» **Exercise**:
Copy out each line of the material below that holds the string "code".

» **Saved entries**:
____________
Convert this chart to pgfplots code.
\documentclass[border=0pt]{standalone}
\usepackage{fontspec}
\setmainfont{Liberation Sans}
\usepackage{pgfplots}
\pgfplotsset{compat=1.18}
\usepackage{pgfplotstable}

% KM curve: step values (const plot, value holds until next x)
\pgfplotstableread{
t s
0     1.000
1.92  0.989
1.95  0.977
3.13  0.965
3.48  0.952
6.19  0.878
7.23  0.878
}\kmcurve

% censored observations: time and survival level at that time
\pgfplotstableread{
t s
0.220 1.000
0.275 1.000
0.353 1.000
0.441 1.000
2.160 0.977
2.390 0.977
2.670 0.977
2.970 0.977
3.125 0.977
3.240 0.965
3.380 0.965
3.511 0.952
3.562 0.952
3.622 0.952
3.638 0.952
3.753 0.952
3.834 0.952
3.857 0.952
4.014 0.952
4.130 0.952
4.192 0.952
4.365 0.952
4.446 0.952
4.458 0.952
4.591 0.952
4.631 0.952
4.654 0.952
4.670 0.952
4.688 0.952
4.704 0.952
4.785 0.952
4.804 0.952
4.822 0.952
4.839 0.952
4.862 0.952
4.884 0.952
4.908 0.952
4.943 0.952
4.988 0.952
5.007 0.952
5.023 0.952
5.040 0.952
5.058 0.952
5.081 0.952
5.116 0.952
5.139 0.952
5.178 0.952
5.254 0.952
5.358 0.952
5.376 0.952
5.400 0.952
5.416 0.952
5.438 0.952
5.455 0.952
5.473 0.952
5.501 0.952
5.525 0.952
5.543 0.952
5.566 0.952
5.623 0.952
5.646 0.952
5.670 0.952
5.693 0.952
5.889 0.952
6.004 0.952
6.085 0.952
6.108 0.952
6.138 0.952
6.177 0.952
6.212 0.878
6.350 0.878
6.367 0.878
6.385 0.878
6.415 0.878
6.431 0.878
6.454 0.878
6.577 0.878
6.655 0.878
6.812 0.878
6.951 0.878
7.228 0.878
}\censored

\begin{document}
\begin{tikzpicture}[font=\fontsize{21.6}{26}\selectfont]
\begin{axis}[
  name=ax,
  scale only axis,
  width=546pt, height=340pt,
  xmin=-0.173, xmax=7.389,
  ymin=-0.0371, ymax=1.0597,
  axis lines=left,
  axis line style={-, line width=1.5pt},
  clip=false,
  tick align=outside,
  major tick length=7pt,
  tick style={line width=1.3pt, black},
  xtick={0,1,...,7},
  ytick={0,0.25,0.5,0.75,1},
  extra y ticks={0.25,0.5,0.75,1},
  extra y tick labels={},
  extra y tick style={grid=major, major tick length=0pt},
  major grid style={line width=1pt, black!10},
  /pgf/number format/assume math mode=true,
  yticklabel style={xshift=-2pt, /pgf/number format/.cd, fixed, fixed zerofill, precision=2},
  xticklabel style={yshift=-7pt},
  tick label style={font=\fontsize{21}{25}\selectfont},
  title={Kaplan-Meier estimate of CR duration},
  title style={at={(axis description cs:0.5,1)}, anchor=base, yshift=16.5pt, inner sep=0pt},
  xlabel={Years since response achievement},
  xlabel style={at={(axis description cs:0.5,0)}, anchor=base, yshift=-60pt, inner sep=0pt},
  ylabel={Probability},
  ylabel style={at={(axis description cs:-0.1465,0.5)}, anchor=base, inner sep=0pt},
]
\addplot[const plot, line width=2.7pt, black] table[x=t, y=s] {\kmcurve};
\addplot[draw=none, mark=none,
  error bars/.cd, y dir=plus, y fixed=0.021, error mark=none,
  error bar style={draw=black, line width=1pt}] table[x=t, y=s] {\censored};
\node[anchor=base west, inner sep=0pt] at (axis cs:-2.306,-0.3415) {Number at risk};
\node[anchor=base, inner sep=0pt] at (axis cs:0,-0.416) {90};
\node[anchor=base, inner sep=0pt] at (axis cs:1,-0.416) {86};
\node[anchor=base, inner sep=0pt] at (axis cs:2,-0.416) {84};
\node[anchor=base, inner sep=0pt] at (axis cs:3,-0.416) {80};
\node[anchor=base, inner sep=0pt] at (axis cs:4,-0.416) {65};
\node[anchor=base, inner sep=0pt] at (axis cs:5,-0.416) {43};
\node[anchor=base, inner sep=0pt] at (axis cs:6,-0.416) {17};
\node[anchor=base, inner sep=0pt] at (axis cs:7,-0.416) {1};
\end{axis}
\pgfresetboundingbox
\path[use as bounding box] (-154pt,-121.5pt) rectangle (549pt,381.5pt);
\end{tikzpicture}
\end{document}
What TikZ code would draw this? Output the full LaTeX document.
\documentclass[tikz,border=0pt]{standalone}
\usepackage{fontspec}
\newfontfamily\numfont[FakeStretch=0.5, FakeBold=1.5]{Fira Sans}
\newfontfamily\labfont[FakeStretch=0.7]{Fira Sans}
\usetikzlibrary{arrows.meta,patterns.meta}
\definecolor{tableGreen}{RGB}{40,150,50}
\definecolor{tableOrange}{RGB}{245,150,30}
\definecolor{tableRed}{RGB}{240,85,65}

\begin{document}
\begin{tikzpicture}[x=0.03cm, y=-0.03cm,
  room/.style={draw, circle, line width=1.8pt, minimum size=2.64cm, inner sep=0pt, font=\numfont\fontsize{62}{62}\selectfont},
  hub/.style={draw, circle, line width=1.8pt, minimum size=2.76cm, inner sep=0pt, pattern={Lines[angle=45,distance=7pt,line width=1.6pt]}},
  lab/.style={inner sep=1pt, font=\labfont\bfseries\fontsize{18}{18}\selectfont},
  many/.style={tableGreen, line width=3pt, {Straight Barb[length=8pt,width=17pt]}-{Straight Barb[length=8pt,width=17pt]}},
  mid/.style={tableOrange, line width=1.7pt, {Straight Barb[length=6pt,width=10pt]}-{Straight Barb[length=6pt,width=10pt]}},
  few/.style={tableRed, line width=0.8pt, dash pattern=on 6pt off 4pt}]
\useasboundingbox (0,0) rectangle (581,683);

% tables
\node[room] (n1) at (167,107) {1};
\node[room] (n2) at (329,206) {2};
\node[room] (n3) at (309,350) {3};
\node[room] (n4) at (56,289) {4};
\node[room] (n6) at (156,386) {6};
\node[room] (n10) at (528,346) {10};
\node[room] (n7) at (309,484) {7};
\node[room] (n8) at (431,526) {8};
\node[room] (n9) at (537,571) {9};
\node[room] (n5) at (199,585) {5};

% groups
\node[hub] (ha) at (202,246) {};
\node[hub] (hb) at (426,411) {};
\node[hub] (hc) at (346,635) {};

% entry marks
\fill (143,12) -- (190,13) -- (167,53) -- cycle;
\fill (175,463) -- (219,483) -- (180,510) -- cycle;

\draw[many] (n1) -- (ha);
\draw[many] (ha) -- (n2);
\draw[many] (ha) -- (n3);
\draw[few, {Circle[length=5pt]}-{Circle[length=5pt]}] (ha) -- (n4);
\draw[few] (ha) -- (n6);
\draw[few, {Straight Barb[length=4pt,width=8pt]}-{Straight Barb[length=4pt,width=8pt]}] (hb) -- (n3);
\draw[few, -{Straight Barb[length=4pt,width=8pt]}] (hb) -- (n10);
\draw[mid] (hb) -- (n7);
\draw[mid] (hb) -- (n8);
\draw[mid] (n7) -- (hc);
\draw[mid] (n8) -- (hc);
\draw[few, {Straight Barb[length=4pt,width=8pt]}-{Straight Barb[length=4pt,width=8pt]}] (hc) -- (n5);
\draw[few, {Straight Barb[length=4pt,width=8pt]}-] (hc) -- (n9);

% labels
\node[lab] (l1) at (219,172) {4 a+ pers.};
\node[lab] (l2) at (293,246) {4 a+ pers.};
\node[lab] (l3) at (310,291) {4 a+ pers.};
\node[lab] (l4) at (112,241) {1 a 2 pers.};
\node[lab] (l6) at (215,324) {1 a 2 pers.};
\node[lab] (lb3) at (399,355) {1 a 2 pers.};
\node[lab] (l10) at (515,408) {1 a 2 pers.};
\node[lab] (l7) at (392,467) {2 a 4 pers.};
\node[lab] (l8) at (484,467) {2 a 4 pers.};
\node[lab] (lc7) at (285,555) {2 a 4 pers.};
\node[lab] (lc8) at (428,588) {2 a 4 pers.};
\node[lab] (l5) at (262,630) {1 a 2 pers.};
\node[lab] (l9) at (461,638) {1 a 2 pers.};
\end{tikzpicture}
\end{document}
____________
» **Result of this exercise**:
Convert this chart to pgfplots code.
What TikZ code would draw this? Output the full LaTeX document.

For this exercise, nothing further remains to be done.